Hi guys. We’re curious on your opinions of brand building. Do you find that you get more value, authenticity, and a deeper sense of brand through in-house creative & marketing, or outsourcing?
Really depends on in-house talent. How often have they gone through a rebrand process? There are a lot of teams lead by very smart brand strategist and design directors. But if the in-house team is a marketing director, a graphic designer and a content writer…outsource every time. And not just outsource but trust their emperical wisdom because they live rebranding every day. Looking for an outside team to support you?
Outsourced and specialized.
That’s tough. The issue with an in-house team is the potential for myopia and not seeing the forest from the trees. Since much of branding is how the outside world responds to your product or service there’s a lot of value in having outside perspectives. Also quizzically, some in-house teams are often oddly removed from larger business objectives so they’re often working in a vacuum or without the very basic information that might be in a brief to an outside consultant. However, outsourcing isn’t always a panacea. There are some brands where the in-house perspective probably needs to be preserved. Luxury or fashion brands, for example, or brands where there is a really strong defined identity like Disney should be careful with just blindly following outside opinions as that could really screw things up. A rebranding effort for Louis Vuitton or Rolls Royce is different than a rebranding effort of Costco. Apple has had a good deal of success creating a soft competition between its in house creatives and TBWA/MAL which has produced really great work, but I’d say the majority of the Apple brand (the design language, unboxing experience, market positioning, general attitude) comes from within. Same story with Disney.

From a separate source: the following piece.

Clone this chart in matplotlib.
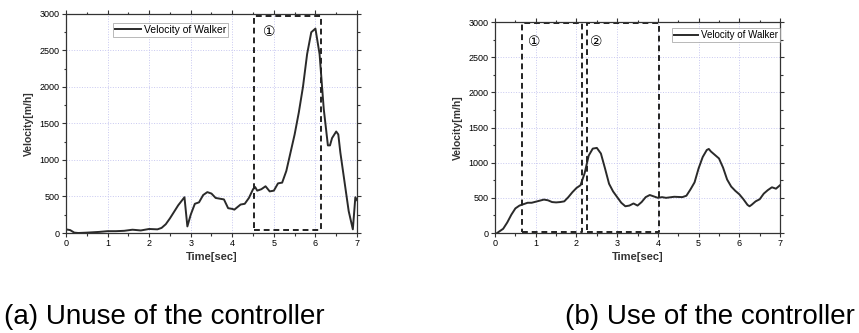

It requires wisdom on both the parts of the in-house team and in house creatives who really understand the brand and wisdom and perspective on the part of outsiders. This often is the real problem, that the in house people aren’t close enough, or are maybe too new or removed from business decision making to really understand the product or service. I’ve personally seen overzealous new in-house creative execs try to put their own spin on things only for it to lead to disastrous results because it was misaligned with what the business was all about.
The real issue of whether or not the effort will be successful is determined by how well both the stakeholders and the creatives, internal or external, understand the target customer, the existing customer, and what these people *actually* respond to. Also an understanding of why a re-branding is even necessary. In the 1990s TV networks used to basically re-brand, at least in terms of visual identify, every season. Then Pittard Sullivan, now Troika, created ABC’s iconic “yellow” campaign in 98 or 99 and that flat graphic look has persisted in various incarnations ever since because the Disney brass figured out that it really wasn’t necessary to try to visually re-invent the network every year, there wasn’t really as much value in that as they had thought and that the network stood for something bigger. So you’d be very unlikely to see a major wholesale rebrand of ESPN, for example, and were something like that to happen, it would almost surely be driven, if not executed internally, maybe with some help from outside companies like Troika or Big Studios in developing visuals, but the spirit of the brand, Disney is going to want to have their hands all over that.
Unfortunately it is often not the case that businesses, even big successful businesses, truly understand these things well, which is why there’s value in outside perspective, but often outside perspective that runs counter to inside assumptions gets rejected or the wrong lessons get learned. Delta Airlines likes to think of itself as an upper tier airline in terms of service and amenity, but given their long brand history and the competition of true high-end carriers like Singapore or Emirates, the general public, their customers tend not to regard Delta that way, unless you compare them to say Spirit or Frontier. In the same vein I’m not sure Weiden Kennedy’s attempt at making Chrysler a more hip brand in the early 2010s really had legs because of Chrysler’s history of positioning. It’s hard to overcome nearly a century of conditioning. The same story with Buick, which maybe fared slightly better but Buick just historically isn’t the hip brand GM was trying to create. So the answer to the question is, its probably a case by case basis.
Outsource. Looking at your strengths and weaknesses to pinpoint how to capitalize on opportunities in branding is best done through an unbiased lens.
Branding is a key element of your business. Just like operations or marketing, simply outsourcing key elements of your business can be a recipe for disconnection.
Having a brand strategist/writer/designer on your team is going to ensure you have a cohesive and consistent customer experience and company vision.
That said, my recommendation to do branding in-house only stands if you’re committing to a high-quality and specialized person. Like other commenters mentioned, you can’t simply assign your designer or writer the role if they aren’t a strategic/business-minded individual. If that’s what you mean by in-house then I would recommend outsourcing — but keeping in mind that agencies will charge you an arm and a leg — and it can be very challenging to find quality individuals with all the skills you need to manage brand positioning, strategy, communications, and creative direction.
you can outsource, but you should still have an in-house expert to approve what is produced by the outsourced team.
In my opinion, you should have at least one in-house person that is responsible for capturing the core of your branding long-term. You can then get some things done with your team and outsource other tasks such as designs, etc.